Nicola Cobbold joined The Portland Trust in April 2007 and was CEO from January 2009 until September 2015. The Portland Trust is a British non profit ‘action tank’ working with a range of partners to help develop the Palestinian private sector and relieve poverty in Israel through entrepreneurship and social impact investment. Previously Nicola worked as a lawyer, specialising in media and copyright. Interspersed with her legal career, Nicola has worked in reconciliation and coexistence. Notably she compiled a report for the Truth and Reconciliation Commission in South Africa and was a trustee (2001-2003) of the Jewish Council for Racial Equality. She has been a governor of the Hebrew University (2010-2013) and a Board Member of Seeds of Peace (2011 – 2014) and the Eastern Mediterranean International School in Israel (2013-15). She was a founding shareholder of Social Finance Israel and recently joined the Boards of the Institute for Jewish Policy Research and UK Israel Business in London. Since January 2016 she has been supporting Sir Ronald Cohen’s work with the Global Social Impact Investment Steering Group. She is a graduate of Cambridge University.

Peter Sullivan is a Managing Director and Head of the Public Sector Group for Africa at Citi since 2007. He is also a Senior Credit Officer of Citi and is based in London. Peter is responsible for developing business and structuring and delivering product solutions for sovereigns, state-owned enterprises and multilateral institutions in Sub-Saharan and North Africa. He has 27 years of customer relationship and industry experience with Citi and his product background extends from trade and structured finance to fixed income and credit-based structures. Peter has been the lead on a number of innovative transactions in the region including the first fuel import hedging by a SSA Sovereign. He has also been engaged in a number of Blended Finance initiatives including Convergence and the Sustainable Development Investment Partnership with USAID, SIDA. OECD and WEF. Prior to joining Citi, Peter served 2.5 years in the U.S. Peace Corps in Mali, West Africa. He received his MBA from Columbia University in 1989.
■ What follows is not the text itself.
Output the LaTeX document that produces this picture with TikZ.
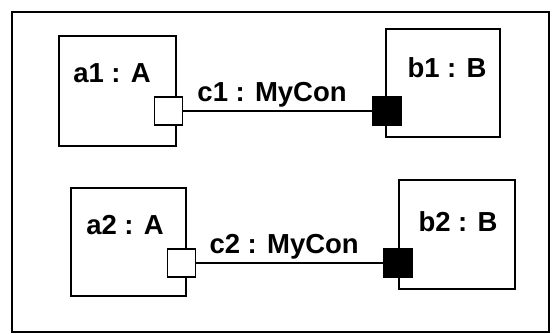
\documentclass[tikz,border=0pt]{standalone}
\usepackage{fontspec}
\setmainfont{Liberation Sans}
\usepackage{tikz}

\begin{document}
\begin{tikzpicture}[x=1pt,y=-1pt]
    \tikzset{
        part/.style={draw,line width=1.8pt,anchor=north west,inner sep=0pt},
        partname/.style={font=\fontsize{27.5}{30}\selectfont\bfseries,inner sep=0pt},
        portin/.style={draw,fill=white,line width=1.8pt,minimum size=28pt,inner sep=0pt},
        portout/.style={draw,fill=black,line width=1.8pt,minimum size=28pt,inner sep=0pt},
        conn/.style={line width=1.5pt}
    }
    \useasboundingbox (0,0) rectangle (554,334);

    % frame
    \draw[line width=2.2pt] (12,12) rectangle (549,332);

    % parts
    \node[part,minimum width=117pt,minimum height=110pt] (a1) at (58,35) {};
    \node[part,minimum width=114pt,minimum height=108pt] (b1) at (385,28) {};
    \node[part,minimum width=115pt,minimum height=108pt] (a2) at (70,187) {};
    \node[part,minimum width=116pt,minimum height=109pt] (b2) at (398,179) {};

    \node[partname] (a1name) at (112,73) {a1 : A};
    \node[partname] (b1name) at (447,68) {b1 : B};
    \node[partname] (a2name) at (125,225) {a2 : A};
    \node[partname] (b2name) at (458,222) {b2 : B};

    % ports
    \node[portin] (pa1) at (168.5,111) {};
    \node[portout] (pb1) at (387,111) {};
    \node[portin] (pa2) at (181.5,263) {};
    \node[portout] (pb2) at (398,263) {};

    % connectors
    \draw[conn] (pa1) -- (pb1)
        node[pos=0.47,above=3pt,partname] (c1) {c1 : MyCon};
    \draw[conn] (pa2) -- (pb2)
        node[pos=0.47,above=3pt,partname] (c2) {c2 : MyCon};
\end{tikzpicture}
\end{document}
Dr. Serena Guarnaschelli is an expert in innovative finance, impact investing and inclusive business models. Serena has experience in structuring innovative financing mechanisms at the intersection of the public and private sectors, including blended funds and impact bonds – for example, to support the social and economic reintegration of Syrian migrants and vulnerable populations in Jordan, Turkey and Lebanon. She is currently supporting the International Committee of the Red Cross with the structuring and launch of the world’s first Humanitarian Impact Bond, financing physical rehabilitation programs in conflict-afflicted countries.  Serena designed and supported the launch of Convergence, a blended finance platform focused on emerging and frontier markets. Serena also worked with Mercy Corps in Darfur. Serena holds a PhD in Social Sciences from Caltech, with a specialization in Behavioral Finance, and has published in peer-reviewed journals.

Dr. Will Jones is Lecturer in International Relations at Royal Holloway, University of London. His research focuses on the role of refugees in political change, notably in Central Africa. His most recent book, co-authored with Alexander Betts, Mobilising the Diaspora: How Refugees Challenge Authoritarianism, is out now with Cambridge University Press. With Alexander Teytelboym at the University of Oxford’s Institute for New Economic Thinking, he has founded and organisation called Refugees’ Say. Refugees’ Say uses cutting-edge developments in economic theory and refugee studies to improve the way governments and humanitarian agencies resettle refugees. In particular, it allows states to quickly and efficiently ‘match’ refugee families to local authorities to guarantee that refugees are placed in areas which offer the services (such as appropriate housing, education and medical facilities) and support (language, mental health facilities) they need, and incorporates their preferences giving them back control of their lives.